*DIRECTIONS*.
Transcribe every line from the top down to the line with "const box = d3.scaleLinear().domain(axisLimits).range([-1, 1]);", both ends included, but not the pictures.

*RECORDED INFORMATION*.
□ □ □ □

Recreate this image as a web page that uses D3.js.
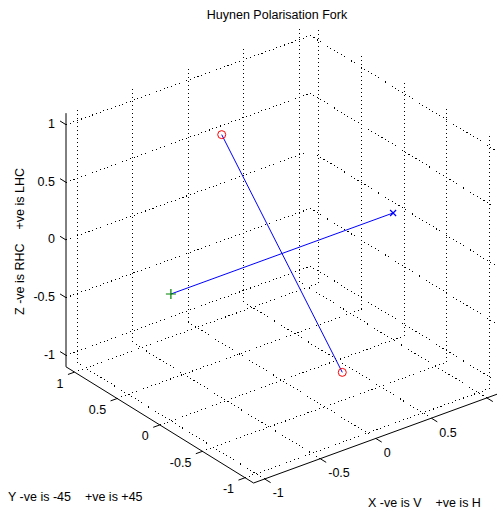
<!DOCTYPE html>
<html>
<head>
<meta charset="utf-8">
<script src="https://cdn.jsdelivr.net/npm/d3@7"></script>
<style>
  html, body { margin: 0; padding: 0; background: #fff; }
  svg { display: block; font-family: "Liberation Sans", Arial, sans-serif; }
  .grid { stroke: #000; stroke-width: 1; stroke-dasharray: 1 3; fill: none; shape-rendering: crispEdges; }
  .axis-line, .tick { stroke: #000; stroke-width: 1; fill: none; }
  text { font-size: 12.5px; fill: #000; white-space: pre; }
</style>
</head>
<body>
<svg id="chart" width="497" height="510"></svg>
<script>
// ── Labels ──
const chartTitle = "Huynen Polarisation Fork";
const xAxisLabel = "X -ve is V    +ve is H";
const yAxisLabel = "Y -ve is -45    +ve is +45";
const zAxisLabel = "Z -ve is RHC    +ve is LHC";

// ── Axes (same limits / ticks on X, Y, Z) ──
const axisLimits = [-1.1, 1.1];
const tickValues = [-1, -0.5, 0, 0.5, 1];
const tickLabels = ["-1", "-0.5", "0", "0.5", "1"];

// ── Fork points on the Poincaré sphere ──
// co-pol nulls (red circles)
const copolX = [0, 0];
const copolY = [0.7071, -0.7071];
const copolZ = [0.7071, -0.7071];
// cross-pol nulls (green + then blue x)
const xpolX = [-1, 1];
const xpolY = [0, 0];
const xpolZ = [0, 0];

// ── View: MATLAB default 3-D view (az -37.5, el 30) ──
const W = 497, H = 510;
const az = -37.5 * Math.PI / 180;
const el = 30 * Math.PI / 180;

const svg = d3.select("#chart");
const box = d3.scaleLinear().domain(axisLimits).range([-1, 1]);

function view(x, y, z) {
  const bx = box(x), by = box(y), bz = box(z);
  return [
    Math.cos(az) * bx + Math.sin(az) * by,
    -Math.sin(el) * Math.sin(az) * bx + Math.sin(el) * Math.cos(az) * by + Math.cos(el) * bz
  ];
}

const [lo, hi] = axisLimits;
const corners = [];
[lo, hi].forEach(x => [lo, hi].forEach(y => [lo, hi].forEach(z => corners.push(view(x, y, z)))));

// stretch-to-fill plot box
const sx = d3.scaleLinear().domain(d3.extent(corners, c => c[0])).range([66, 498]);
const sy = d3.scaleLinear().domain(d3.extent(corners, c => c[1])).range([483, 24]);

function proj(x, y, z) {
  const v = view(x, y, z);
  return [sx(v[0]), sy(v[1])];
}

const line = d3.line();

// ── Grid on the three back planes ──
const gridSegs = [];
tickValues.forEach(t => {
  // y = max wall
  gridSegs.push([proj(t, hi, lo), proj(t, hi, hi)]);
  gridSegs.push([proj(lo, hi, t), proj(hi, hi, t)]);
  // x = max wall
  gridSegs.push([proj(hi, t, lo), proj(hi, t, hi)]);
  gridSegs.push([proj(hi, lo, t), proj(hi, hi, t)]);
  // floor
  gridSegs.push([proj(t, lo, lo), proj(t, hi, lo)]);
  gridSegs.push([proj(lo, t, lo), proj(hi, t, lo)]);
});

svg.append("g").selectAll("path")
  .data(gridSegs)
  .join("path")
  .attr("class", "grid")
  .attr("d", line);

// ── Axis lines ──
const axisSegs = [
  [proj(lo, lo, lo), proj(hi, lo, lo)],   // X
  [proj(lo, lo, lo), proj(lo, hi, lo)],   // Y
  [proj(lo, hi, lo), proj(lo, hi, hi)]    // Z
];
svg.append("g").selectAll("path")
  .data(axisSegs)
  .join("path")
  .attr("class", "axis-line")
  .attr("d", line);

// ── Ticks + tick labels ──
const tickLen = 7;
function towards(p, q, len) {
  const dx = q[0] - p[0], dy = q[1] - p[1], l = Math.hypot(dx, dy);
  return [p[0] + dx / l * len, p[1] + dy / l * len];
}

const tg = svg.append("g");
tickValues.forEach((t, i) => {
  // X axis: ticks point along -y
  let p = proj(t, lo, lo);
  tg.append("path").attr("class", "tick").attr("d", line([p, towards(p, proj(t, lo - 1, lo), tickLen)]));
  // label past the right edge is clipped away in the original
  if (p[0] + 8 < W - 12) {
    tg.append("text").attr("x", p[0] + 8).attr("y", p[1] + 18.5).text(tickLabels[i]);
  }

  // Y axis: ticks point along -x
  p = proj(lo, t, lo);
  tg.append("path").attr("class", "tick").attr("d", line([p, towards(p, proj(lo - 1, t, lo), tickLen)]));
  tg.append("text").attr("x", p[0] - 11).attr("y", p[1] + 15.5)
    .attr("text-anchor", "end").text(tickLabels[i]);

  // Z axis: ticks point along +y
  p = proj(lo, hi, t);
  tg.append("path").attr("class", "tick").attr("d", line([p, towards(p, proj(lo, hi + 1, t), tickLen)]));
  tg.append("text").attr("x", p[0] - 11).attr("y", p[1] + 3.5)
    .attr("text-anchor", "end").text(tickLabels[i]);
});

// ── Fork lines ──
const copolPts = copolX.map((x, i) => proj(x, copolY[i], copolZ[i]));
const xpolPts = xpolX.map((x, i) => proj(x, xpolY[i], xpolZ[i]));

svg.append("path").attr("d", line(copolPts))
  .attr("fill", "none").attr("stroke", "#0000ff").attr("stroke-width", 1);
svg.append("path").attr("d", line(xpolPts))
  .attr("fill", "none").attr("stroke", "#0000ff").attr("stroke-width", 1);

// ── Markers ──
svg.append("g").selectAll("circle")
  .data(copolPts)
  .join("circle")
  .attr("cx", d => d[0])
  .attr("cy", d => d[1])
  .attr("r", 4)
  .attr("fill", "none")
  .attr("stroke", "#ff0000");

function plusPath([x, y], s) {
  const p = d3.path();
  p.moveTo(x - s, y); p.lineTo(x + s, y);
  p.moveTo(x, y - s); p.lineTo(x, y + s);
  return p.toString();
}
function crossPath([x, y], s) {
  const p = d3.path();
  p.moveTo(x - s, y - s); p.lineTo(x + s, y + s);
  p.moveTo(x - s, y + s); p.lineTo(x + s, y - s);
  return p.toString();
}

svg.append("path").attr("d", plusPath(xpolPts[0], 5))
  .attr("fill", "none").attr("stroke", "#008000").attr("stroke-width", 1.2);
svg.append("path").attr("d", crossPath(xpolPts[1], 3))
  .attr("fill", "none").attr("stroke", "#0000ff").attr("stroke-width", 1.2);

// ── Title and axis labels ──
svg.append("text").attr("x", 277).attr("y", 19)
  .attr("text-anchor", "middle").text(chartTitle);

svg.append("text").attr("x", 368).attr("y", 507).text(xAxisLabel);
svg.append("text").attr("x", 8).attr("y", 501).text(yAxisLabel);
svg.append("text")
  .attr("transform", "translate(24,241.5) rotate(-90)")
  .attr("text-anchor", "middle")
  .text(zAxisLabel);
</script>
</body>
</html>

□ □ □ □

*PROBLEM SOLUTION*.
Recreate this image as a web page that uses D3.js.
<!DOCTYPE html>
<html>
<head>
<meta charset="utf-8">
<script src="https://cdn.jsdelivr.net/npm/d3@7"></script>
<style>
  html, body { margin: 0; padding: 0; background: #fff; }
  svg { display: block; font-family: "Liberation Sans", Arial, sans-serif; }
  .grid { stroke: #000; stroke-width: 1; stroke-dasharray: 1 3; fill: none; shape-rendering: crispEdges; }
  .axis-line, .tick { stroke: #000; stroke-width: 1; fill: none; }
  text { font-size: 12.5px; fill: #000; white-space: pre; }
</style>
</head>
<body>
<svg id="chart" width="497" height="510"></svg>
<script>
// ── Labels ──
const chartTitle = "Huynen Polarisation Fork";
const xAxisLabel = "X -ve is V    +ve is H";
const yAxisLabel = "Y -ve is -45    +ve is +45";
const zAxisLabel = "Z -ve is RHC    +ve is LHC";

// ── Axes (same limits / ticks on X, Y, Z) ──
const axisLimits = [-1.1, 1.1];
const tickValues = [-1, -0.5, 0, 0.5, 1];
const tickLabels = ["-1", "-0.5", "0", "0.5", "1"];

// ── Fork points on the Poincaré sphere ──
// co-pol nulls (red circles)
const copolX = [0, 0];
const copolY = [0.7071, -0.7071];
const copolZ = [0.7071, -0.7071];
// cross-pol nulls (green + then blue x)
const xpolX = [-1, 1];
const xpolY = [0, 0];
const xpolZ = [0, 0];

// ── View: MATLAB default 3-D view (az -37.5, el 30) ──
const W = 497, H = 510;
const az = -37.5 * Math.PI / 180;
const el = 30 * Math.PI / 180;

const svg = d3.select("#chart");
const box = d3.scaleLinear().domain(axisLimits).range([-1, 1]);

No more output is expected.